DATA EXCERPT:
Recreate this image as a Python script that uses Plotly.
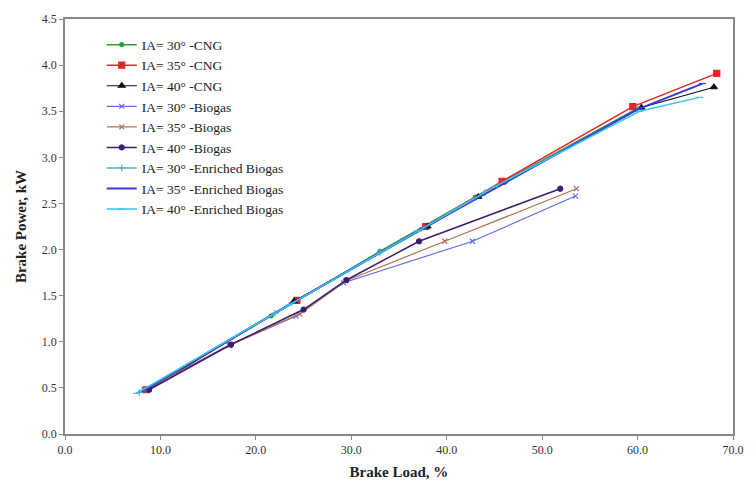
import plotly.graph_objects as go

# Brake load (%) and brake power (kW) per series
cng30_x = [8.3, 21.6, 33.0, 43.0, 59.8]
cng30_y = [0.48, 1.28, 1.98, 2.57, 3.52]
cng35_x = [8.5, 24.3, 37.8, 45.8, 59.5, 68.3]
cng35_y = [0.48, 1.45, 2.25, 2.74, 3.55, 3.91]
cng40_x = [8.7, 24.0, 38.0, 43.3, 60.4, 68.0]
cng40_y = [0.48, 1.44, 2.25, 2.57, 3.54, 3.76]
bio30_x = [8.3, 17.2, 24.2, 29.2, 42.7, 53.5]
bio30_y = [0.48, 0.96, 1.28, 1.64, 2.09, 2.58]
bio35_x = [8.5, 17.3, 24.6, 29.4, 39.8, 53.6]
bio35_y = [0.48, 0.97, 1.30, 1.66, 2.09, 2.66]
bio40_x = [8.8, 17.4, 25.0, 29.5, 37.1, 51.9]
bio40_y = [0.48, 0.97, 1.35, 1.67, 2.09, 2.66]
enr30_x = [7.8, 22.0, 33.0, 44.0, 60.0]
enr30_y = [0.45, 1.31, 1.97, 2.62, 3.52]
enr35_x = [8.0, 23.8, 37.5, 46.0, 60.0, 66.8]
enr35_y = [0.46, 1.42, 2.23, 2.72, 3.52, 3.80]
enr40_x = [7.5, 23.5, 37.0, 45.0, 60.2, 66.5]
enr40_y = [0.44, 1.40, 2.20, 2.68, 3.50, 3.65]

names = ["IA= 30° -CNG", "IA= 35° -CNG", "IA= 40° -CNG",
         "IA= 30° -Biogas", "IA= 35° -Biogas", "IA= 40° -Biogas",
         "IA= 30° -Enriched Biogas", "IA= 35° -Enriched Biogas", "IA= 40° -Enriched Biogas"]
xs = [cng30_x, cng35_x, cng40_x, bio30_x, bio35_x, bio40_x, enr30_x, enr35_x, enr40_x]
ys = [cng30_y, cng35_y, cng40_y, bio30_y, bio35_y, bio40_y, enr30_y, enr35_y, enr40_y]
colors = ["#2e9a3e", "#e82424", "#111111", "#6a6ae8", "#b5705a", "#3a1f6e",
          "#5fb3b3", "#3a3ad8", "#35c8ee"]
symbols = ["circle", "square", "triangle-up", "x-thin", "x-thin", "circle",
           "cross-thin", "line-ew", "line-ew"]
sizes = [4, 6, 6, 5, 5, 5, 5, 5, 5]
widths = [1.5, 1.5, 1.2, 1.2, 1.2, 1.5, 1.5, 2.0, 1.5]

fig = go.Figure()
for n, x, y, c, s, sz, w in zip(names, xs, ys, colors, symbols, sizes, widths):
    fig.add_trace(go.Scatter(
        x=x, y=y, name=n, mode="lines+markers",
        line=dict(color=c, width=w),
        marker=dict(color=c, symbol=s, size=sz, line=dict(color=c, width=1.2)),
    ))

axis_common = dict(
    showline=True, linecolor="#888888", linewidth=1.5, mirror=True,
    ticks="outside", ticklen=4, tickcolor="#888888", showgrid=False, zeroline=False,
    tickfont=dict(family="Liberation Serif", size=12, color="#333333"),
)
fig.update_layout(
    width=756, height=490,
    margin=dict(l=65, r=14, t=12, b=55),
    paper_bgcolor="white", plot_bgcolor="white",
    font=dict(family="Liberation Serif", color="#222222"),
    xaxis=dict(range=[0, 70], dtick=10, tickformat=".1f",
               title=dict(text="<b>Brake Load, %</b>", font=dict(size=15), standoff=10),
               **axis_common),
    yaxis=dict(range=[0, 4.5], dtick=0.5, tickformat=".1f",
               title=dict(text="<b>Brake Power, kW</b>", font=dict(size=15), standoff=12),
               **axis_common),
    legend=dict(x=0.055, y=0.975, xanchor="left", yanchor="top",
                bgcolor="rgba(0,0,0,0)", font=dict(size=13.5, family="Liberation Serif"),
                tracegroupgap=0, itemwidth=30),
    showlegend=True,
)
fig.write_html("out.html")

WRITTEN TASK: Every line from the start of the listing above through the line with "widths = [1.5, 1.5, 1.2, 1.2, 1.2, 1.5, 1.5, 2.0, 1.5]" should be repeated exactly; skip the pictures and add nothing else.

WRITTEN ANSWER:
Recreate this image as a Python script that uses Plotly.
import plotly.graph_objects as go

# Brake load (%) and brake power (kW) per series
cng30_x = [8.3, 21.6, 33.0, 43.0, 59.8]
cng30_y = [0.48, 1.28, 1.98, 2.57, 3.52]
cng35_x = [8.5, 24.3, 37.8, 45.8, 59.5, 68.3]
cng35_y = [0.48, 1.45, 2.25, 2.74, 3.55, 3.91]
cng40_x = [8.7, 24.0, 38.0, 43.3, 60.4, 68.0]
cng40_y = [0.48, 1.44, 2.25, 2.57, 3.54, 3.76]
bio30_x = [8.3, 17.2, 24.2, 29.2, 42.7, 53.5]
bio30_y = [0.48, 0.96, 1.28, 1.64, 2.09, 2.58]
bio35_x = [8.5, 17.3, 24.6, 29.4, 39.8, 53.6]
bio35_y = [0.48, 0.97, 1.30, 1.66, 2.09, 2.66]
bio40_x = [8.8, 17.4, 25.0, 29.5, 37.1, 51.9]
bio40_y = [0.48, 0.97, 1.35, 1.67, 2.09, 2.66]
enr30_x = [7.8, 22.0, 33.0, 44.0, 60.0]
enr30_y = [0.45, 1.31, 1.97, 2.62, 3.52]
enr35_x = [8.0, 23.8, 37.5, 46.0, 60.0, 66.8]
enr35_y = [0.46, 1.42, 2.23, 2.72, 3.52, 3.80]
enr40_x = [7.5, 23.5, 37.0, 45.0, 60.2, 66.5]
enr40_y = [0.44, 1.40, 2.20, 2.68, 3.50, 3.65]

names = ["IA= 30° -CNG", "IA= 35° -CNG", "IA= 40° -CNG",
         "IA= 30° -Biogas", "IA= 35° -Biogas", "IA= 40° -Biogas",
         "IA= 30° -Enriched Biogas", "IA= 35° -Enriched Biogas", "IA= 40° -Enriched Biogas"]
xs = [cng30_x, cng35_x, cng40_x, bio30_x, bio35_x, bio40_x, enr30_x, enr35_x, enr40_x]
ys = [cng30_y, cng35_y, cng40_y, bio30_y, bio35_y, bio40_y, enr30_y, enr35_y, enr40_y]
colors = ["#2e9a3e", "#e82424", "#111111", "#6a6ae8", "#b5705a", "#3a1f6e",
          "#5fb3b3", "#3a3ad8", "#35c8ee"]
symbols = ["circle", "square", "triangle-up", "x-thin", "x-thin", "circle",
           "cross-thin", "line-ew", "line-ew"]
sizes = [4, 6, 6, 5, 5, 5, 5, 5, 5]
widths = [1.5, 1.5, 1.2, 1.2, 1.2, 1.5, 1.5, 2.0, 1.5]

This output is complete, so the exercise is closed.